• _Given problem_
Transcribe each line of the material as it is, and drop any picture.

• _Material provided_
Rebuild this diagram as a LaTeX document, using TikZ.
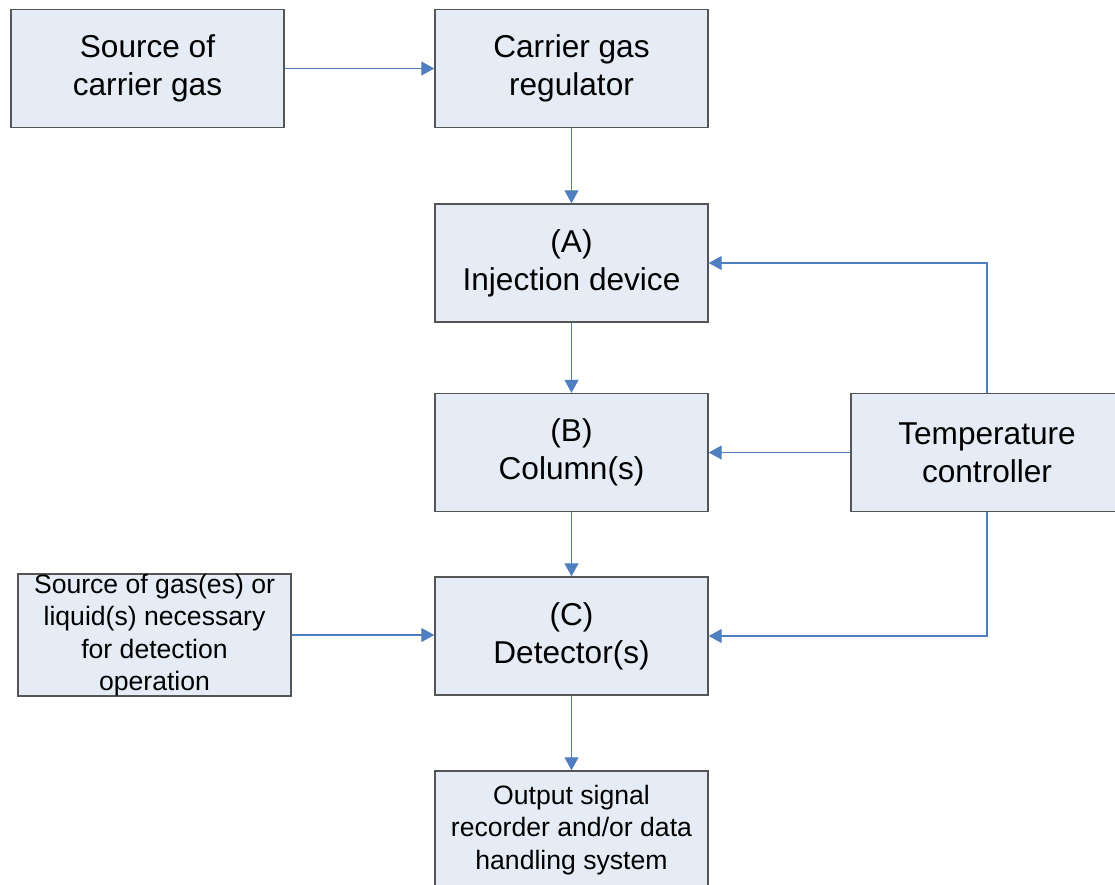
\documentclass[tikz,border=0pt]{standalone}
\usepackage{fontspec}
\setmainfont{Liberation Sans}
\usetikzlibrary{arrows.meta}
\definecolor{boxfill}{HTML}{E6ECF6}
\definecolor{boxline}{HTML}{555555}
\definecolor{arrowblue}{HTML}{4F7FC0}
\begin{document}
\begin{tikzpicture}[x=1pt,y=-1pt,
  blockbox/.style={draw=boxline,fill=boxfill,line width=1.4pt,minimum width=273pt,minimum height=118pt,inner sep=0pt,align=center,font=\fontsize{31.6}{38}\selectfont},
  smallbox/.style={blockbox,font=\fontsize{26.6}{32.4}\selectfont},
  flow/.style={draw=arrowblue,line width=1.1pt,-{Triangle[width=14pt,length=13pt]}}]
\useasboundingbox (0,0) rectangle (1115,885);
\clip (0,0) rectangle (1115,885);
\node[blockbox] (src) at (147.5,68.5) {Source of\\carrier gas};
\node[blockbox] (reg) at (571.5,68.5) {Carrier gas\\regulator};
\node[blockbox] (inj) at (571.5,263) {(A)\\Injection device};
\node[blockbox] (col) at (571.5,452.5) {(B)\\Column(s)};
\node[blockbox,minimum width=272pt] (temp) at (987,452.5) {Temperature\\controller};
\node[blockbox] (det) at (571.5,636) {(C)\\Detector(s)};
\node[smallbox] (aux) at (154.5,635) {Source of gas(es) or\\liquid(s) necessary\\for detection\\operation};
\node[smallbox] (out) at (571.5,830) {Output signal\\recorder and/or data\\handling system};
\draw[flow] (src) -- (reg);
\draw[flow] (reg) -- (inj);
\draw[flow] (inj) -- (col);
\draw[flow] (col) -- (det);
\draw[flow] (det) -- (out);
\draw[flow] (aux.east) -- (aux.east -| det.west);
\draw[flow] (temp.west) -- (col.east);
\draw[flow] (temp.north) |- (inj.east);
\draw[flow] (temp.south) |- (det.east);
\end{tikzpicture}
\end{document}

• _Problem solution_
Rebuild this diagram as a LaTeX document, using TikZ.
\documentclass[tikz,border=0pt]{standalone}
\usepackage{fontspec}
\setmainfont{Liberation Sans}
\usetikzlibrary{arrows.meta}
\definecolor{boxfill}{HTML}{E6ECF6}
\definecolor{boxline}{HTML}{555555}
\definecolor{arrowblue}{HTML}{4F7FC0}
\begin{document}
\begin{tikzpicture}[x=1pt,y=-1pt,
  blockbox/.style={draw=boxline,fill=boxfill,line width=1.4pt,minimum width=273pt,minimum height=118pt,inner sep=0pt,align=center,font=\fontsize{31.6}{38}\selectfont},
  smallbox/.style={blockbox,font=\fontsize{26.6}{32.4}\selectfont},
  flow/.style={draw=arrowblue,line width=1.1pt,-{Triangle[width=14pt,length=13pt]}}]
\useasboundingbox (0,0) rectangle (1115,885);
\clip (0,0) rectangle (1115,885);
\node[blockbox] (src) at (147.5,68.5) {Source of\\carrier gas};
\node[blockbox] (reg) at (571.5,68.5) {Carrier gas\\regulator};
\node[blockbox] (inj) at (571.5,263) {(A)\\Injection device};
\node[blockbox] (col) at (571.5,452.5) {(B)\\Column(s)};
\node[blockbox,minimum width=272pt] (temp) at (987,452.5) {Temperature\\controller};
\node[blockbox] (det) at (571.5,636) {(C)\\Detector(s)};
\node[smallbox] (aux) at (154.5,635) {Source of gas(es) or\\liquid(s) necessary\\for detection\\operation};
\node[smallbox] (out) at (571.5,830) {Output signal\\recorder and/or data\\handling system};
\draw[flow] (src) -- (reg);
\draw[flow] (reg) -- (inj);
\draw[flow] (inj) -- (col);
\draw[flow] (col) -- (det);
\draw[flow] (det) -- (out);
\draw[flow] (aux.east) -- (aux.east -| det.west);
\draw[flow] (temp.west) -- (col.east);
\draw[flow] (temp.north) |- (inj.east);
\draw[flow] (temp.south) |- (det.east);
\end{tikzpicture}
\end{document}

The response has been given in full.